Item 3. If this statement is filed pursuant to §§240.13d-1(b) or 240.13d-2(b) or (c), check whether the person filing is a:
  (a) o Broker or dealer registered under section 15 of the Act (15 U.S.C. 78o).
  (b) o Bank as defined in section 3(a)(6) of the Act (15 U.S.C. 78c).
  (c) o Insurance company as defined in section 3(a)(19) of the Act (15 U.S.C. 78c).
  (d) o Investment company registered under section 8 of the Investment Company Act of 1940 (15 U.S.C. 80a-8).
  (e) o An investment adviser in accordance with §240.13d-1(b)(1)(ii)(E);
  (f) o An employee benefit plan or endowment fund in accordance with §240.13d-1(b)(1)(ii)(F);
  (g) o A parent holding company or control person in accordance with § 240.13d-1(b)(1)(ii)(G);
  (h) o A savings associations as defined in Section 3(b) of the Federal Deposit Insurance Act (12 U.S.C. 1813);
  (i) o A church plan that is excluded from the definition of an investment company under section 3(c)(14) of the Investment Company Act of 1940 (15 U.S.C. 80a-3);
  (j) o Group, in accordance with §240.13d-1(b)(1)(ii)(J).
 

3


 

13G
       
Item 4. Ownership.
  (a) Amount beneficially owned:
    2,304,272*
  (b) Percent of class:
    4.67%
  (c) Number of shares as to which the person has:
    (i) Sole power to vote or to direct the vote:
      2,304,272*
    (ii) Shared power to vote or to direct the vote:
      0
    (iii) Sole power to dispose or to direct the disposition of:
      2,304,272*
    (iv) Shared power to dispose or to direct the disposition of:
      0
 
* Includes 1,034,000 shares of common stock that are the subject of equity forward sale agreements entered into between Genentech and a major broker-dealer, the terms of which are generally described in the Schedule 13G filed on February 14, 2002 by Genentech, Inc. with the Securities and Exchange Commission with respect to its ownership of CuraGen common stock.
 
Item 5.Ownership of Five Percent or Less of a Class.
 
If this statement is being filed to report the fact that as of the date hereof the reporting person has ceased to be the beneficial owner of more than five percent of the class of securities, check the following x.
 
Item 6.Ownership of More than Five Percent on Behalf of Another Person.
 
Not Applicable
 
Item 7.Identification and Classification of the Subsidiary Which Acquired the Security Being Reported on By the Parent Holding Company.
 
Not Applicable
 
Item 8.Identification and Classification of Members of the Group.
 
Not Applicable
 
Item 9.Notice of Dissolution of Group.
 
Not Applicable

4


 

13G
       
Item 10.Certification.
 

Not applicable.

By signing below I certify that, to the best of my knowledge and belief, the securities referred to above were not acquired and are not held for the purpose of or with the effect of changing or influencing the control of the issuer of the securities and were not acquired and are not held in connection with or as a participant in any transaction having that purpose or effect.

SIGNATURE

After reasonable inquiry and to the best of my knowledge and belief, I certify that the information set forth in this statement is true, complete and correct.
   
Date: February 14, 2003
   
/s/ Stephen G. Juelsgaard
Name: Stephen G. Juelsgaard
Title: Executive Vice President, General Counsel and Secretary

 

The original statement shall be signed by each person on whose behalf the statement is filed or his authorized representative.

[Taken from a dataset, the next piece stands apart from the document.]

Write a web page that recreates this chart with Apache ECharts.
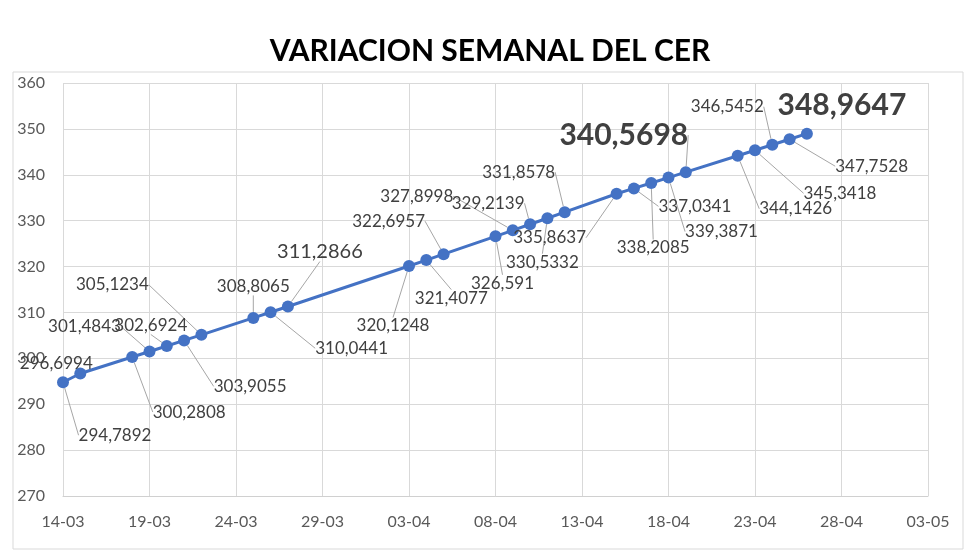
<!DOCTYPE html>
<html>
<head>
<meta charset="utf-8">
<script src="https://cdn.jsdelivr.net/npm/echarts@6/dist/echarts.min.js"></script>
<style>
html,body{margin:0;padding:0;background:#fff;}
#chart{width:980px;height:560px;}
</style>
</head>
<body>
<div id="chart"></div>
<script>
// ---- data ----
const YEAR = 2024;
const START_DATE = '14-03';
const END_DATE = '03-05';
const dates = ['14-03','15-03','18-03','19-03','20-03','21-03','22-03','25-03','26-03','27-03',
  '03-04','04-04','05-04','08-04','09-04','10-04','11-04','12-04','15-04','16-04','17-04','18-04','19-04',
  '22-04','23-04','24-04','25-04','26-04'];
const cer = [294.7892,296.6994,300.2808,301.4843,302.6924,303.9055,305.1234,308.8065,310.0441,311.2866,
  320.1248,321.4077,322.6957,326.591,327.8998,329.2139,330.5332,331.8578,335.8637,337.0341,338.2085,339.3871,340.5698,
  344.1426,345.3418,346.5452,347.7528,348.9647];
const yMin = 270, yMax = 360, yStep = 10;
const xStepDays = 5;
const titleText = 'VARIACION SEMANAL DEL CER';

// ---- layout (label placement offsets, px) ----
const labelOffsets = [
  [52,53],[-24,-10],[57,55],[-65,-25],[-16,-20],[66,46],[-89,-50],[0,-31],[81,36],[32,-55],
  [-16,60],[25,38],[-55,-33],[7,47],[-96,-34],[-42,-21],[-5,44],[-46,-40],[-67,44],[61,18],
  [2,65],[53,54],[-62,-37],[58,53],[85,43],[-45,-38],[82,27],[35,-28]
];
const noLeader = {1:true, 27:true};
const bigLabel = {9:{fontSize:20}, 22:{fontSize:30,fontWeight:'bold'}, 27:{fontSize:30,fontWeight:'bold'}};

const DAY = 86400000;
function toDays(s){
  const [d,m] = s.split('-').map(Number);
  return Math.round((Date.UTC(YEAR,m-1,d) - Date.UTC(YEAR,2,14)) / DAY);
}
function fmtDay(n){
  const dt = new Date(Date.UTC(YEAR,2,14) + n*DAY);
  const d = String(dt.getUTCDate()).padStart(2,'0');
  const m = String(dt.getUTCMonth()+1).padStart(2,'0');
  return d + '-' + m;
}
const FONT = 'Lato';
const seriesData = dates.map((d,i) => {
  const item = {value:[toDays(d), cer[i]]};
  const lab = {};
  if (bigLabel[i]) Object.assign(lab, bigLabel[i]);
  item.label = lab;
  if (noLeader[i]) item.labelLine = {show:false};
  return item;
});

const chart = echarts.init(document.getElementById('chart'));
chart.setOption({
  backgroundColor:'#ffffff',
  animation:false,
  title:{
    text:titleText, left:'center', top:31,
    textStyle:{fontFamily:FONT, fontSize:30, fontWeight:'bold', color:'#000000'}
  },
  graphic:[{
    type:'rect', silent:true, z:-10,
    shape:{x:13,y:72,width:950,height:477},
    style:{fill:'none', stroke:'#D9D9D9', lineWidth:1}
  }],
  grid:{left:63, right:52, top:83, bottom:64},
  xAxis:{
    type:'value', min:toDays(START_DATE), max:toDays(END_DATE), interval:xStepDays,
    axisLine:{show:true, lineStyle:{color:'#D0D0D0'}},
    axisTick:{show:false},
    splitLine:{show:true, lineStyle:{color:'#D9D9D9'}},
    axisLabel:{formatter:v=>fmtDay(v), fontFamily:FONT, fontSize:16, color:'#595959', margin:18}
  },
  yAxis:{
    type:'value', min:yMin, max:yMax, interval:yStep,
    axisLine:{show:false}, axisTick:{show:false},
    splitLine:{show:true, lineStyle:{color:'#D9D9D9'}},
    axisLabel:{fontFamily:FONT, fontSize:16, color:'#595959', margin:18}
  },
  series:[{
    type:'line',
    data:seriesData,
    symbol:'circle', symbolSize:12,
    lineStyle:{color:'#4472C4', width:3},
    itemStyle:{color:'#4472C4'},
    label:{
      show:true, position:'inside',
      fontFamily:FONT, fontSize:17, color:'#404040',
      formatter:p=>String(p.value[1]).replace('.', ',')
    },
    labelLine:{show:true, lineStyle:{color:'#A6A6A6', width:1}},
    labelLayout:function(params){
      const o = labelOffsets[params.dataIndex];
      return {dx:o[0], dy:o[1]};
    }
  }]
});
</script>
</body>
</html>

If the statement is signed on behalf of a person by his authorized representative (other than an executive officer or general partner of the filing person), evidence of the representative’s authority to sign on behalf of such person shall be filed with the statement, provided, however, that a power of attorney for this purpose which is already on file with the Commission may be incorporated by reference. The name and any title of each person who signs the statement shall be typed or printed beneath his signature.

Attention. Intentional misstatements or omissions of fact constitute federal criminal violations (see 18 U.S.C. 1001).